I’m not saying that he can’t handle it. In fact, I like a lot of what he has said this spring, and I feel fairly confident that Marmol will be able to handle every situation better than past managers in St. Louis. I like that he is willing to do things differently. But, as we have seen before, things change during the season. If the team is laboring, will Marmol become more traditional like the managers of the past? And how well can he manage the farewell tours of aging veterans, past their best, as the team chases a championship?

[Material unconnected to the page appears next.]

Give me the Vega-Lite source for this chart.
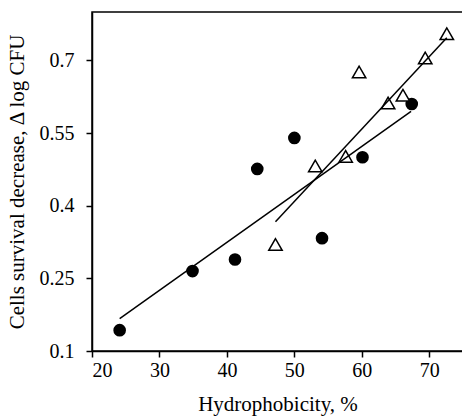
{
  "$schema": "https://vega.github.io/schema/vega-lite/v6.json",
  "autosize": {"type": "none"},
  "padding": {"left": 92, "top": 12, "right": 0, "bottom": 68},
  "width": 371,
  "height": 339,
  "config": {
    "font": "Liberation Serif",
    "view": {"stroke": "black", "strokeWidth": 1.5},
    "axis": {
      "grid": false,
      "domainColor": "black",
      "domainWidth": 1.5,
      "tickColor": "black",
      "tickWidth": 1.5,
      "tickSize": 6,
      "labelColor": "black",
      "titleColor": "black",
      "labelFont": "Liberation Serif",
      "titleFont": "Liberation Serif",
      "labelFontSize": 20,
      "titleFontSize": 21,
      "titleFontWeight": "normal"
    }
  },
  "layer": [
    {
      "data": {"values": [
        {"h": 24.1, "d": 0.143},
        {"h": 34.9, "d": 0.265},
        {"h": 41.2, "d": 0.289},
        {"h": 44.5, "d": 0.476},
        {"h": 50.0, "d": 0.540},
        {"h": 54.1, "d": 0.333},
        {"h": 60.1, "d": 0.500},
        {"h": 67.4, "d": 0.610}
      ]},
      "mark": {"type": "point", "shape": "circle", "filled": true, "color": "black", "size": 160, "opacity": 1},
      "encoding": {
        "x": {"field": "h", "type": "quantitative", "scale": {"domain": [20, 75], "nice": false},
          "axis": {"values": [20, 30, 40, 50, 60, 70], "title": "Hydrophobicity, %", "labelPadding": 3, "titlePadding": 13}},
        "y": {"field": "d", "type": "quantitative", "scale": {"domain": [0.1, 0.8], "nice": false, "zero": false},
          "axis": {"values": [0.1, 0.25, 0.4, 0.55, 0.7], "format": ".2~f", "title": "Cells survival decrease, Δ log CFU", "labelPadding": 12, "titlePadding": 12}}
      }
    },
    {
      "data": {"values": [
        {"h": 47.2, "d": 0.320},
        {"h": 53.1, "d": 0.482},
        {"h": 57.6, "d": 0.502},
        {"h": 59.6, "d": 0.676},
        {"h": 63.9, "d": 0.612},
        {"h": 66.1, "d": 0.628},
        {"h": 69.4, "d": 0.705},
        {"h": 72.6, "d": 0.755}
      ]},
      "mark": {"type": "point", "shape": "triangle-up", "filled": false, "stroke": "black", "fill": "white", "strokeWidth": 1.5, "size": 180, "opacity": 1},
      "encoding": {
        "x": {"field": "h", "type": "quantitative"},
        "y": {"field": "d", "type": "quantitative"}
      }
    },
    {
      "data": {"values": [
        {"g": "circles", "h": 24.1, "d": 0.167},
        {"g": "circles", "h": 67.3, "d": 0.595},
        {"g": "triangles", "h": 47.2, "d": 0.367},
        {"g": "triangles", "h": 72.6, "d": 0.747}
      ]},
      "mark": {"type": "line", "color": "black", "strokeWidth": 1.5},
      "encoding": {
        "x": {"field": "h", "type": "quantitative"},
        "y": {"field": "d", "type": "quantitative"},
        "detail": {"field": "g"}
      }
    }
  ]
}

That’s another thing too. There has been a lot of public talk about chasing a championship. As a fan, that’s the kind of thing you love to hear. But again, Marmol is a rookie manager on a team that isn’t even an obvious favorite to win its division. He hasn’t been shy about raising the expectations. That’s a bold, but respectable, move. It’s nice hearing that your team wants to win — that’s not exactly as standard as it should be in the world of sports nowadays. Still, it brings pressure and a spotlight. Those things always exist in St. Louis, where the playoffs are the standard, but adding championship talk and the final seasons of two, maybe three, franchise legends just adds to those things.
Managing is already hard enough. Being a new manager under these circumstances certainly isn’t easier. The Cardinals certainly didn’t do Marmol any favors this offseason. Any manager would have his hands full dealing with Pujols, Molina, and this pitching staff on top of the normal decisions that a manager needs to make, but for someone with no experience at the helm, Marmol is getting thrown right into the fire.
For better or for worse, Marmol has a lot to manage. There are plenty of storylines to watch this year, but how Oli Marmol handles the team should be a major one.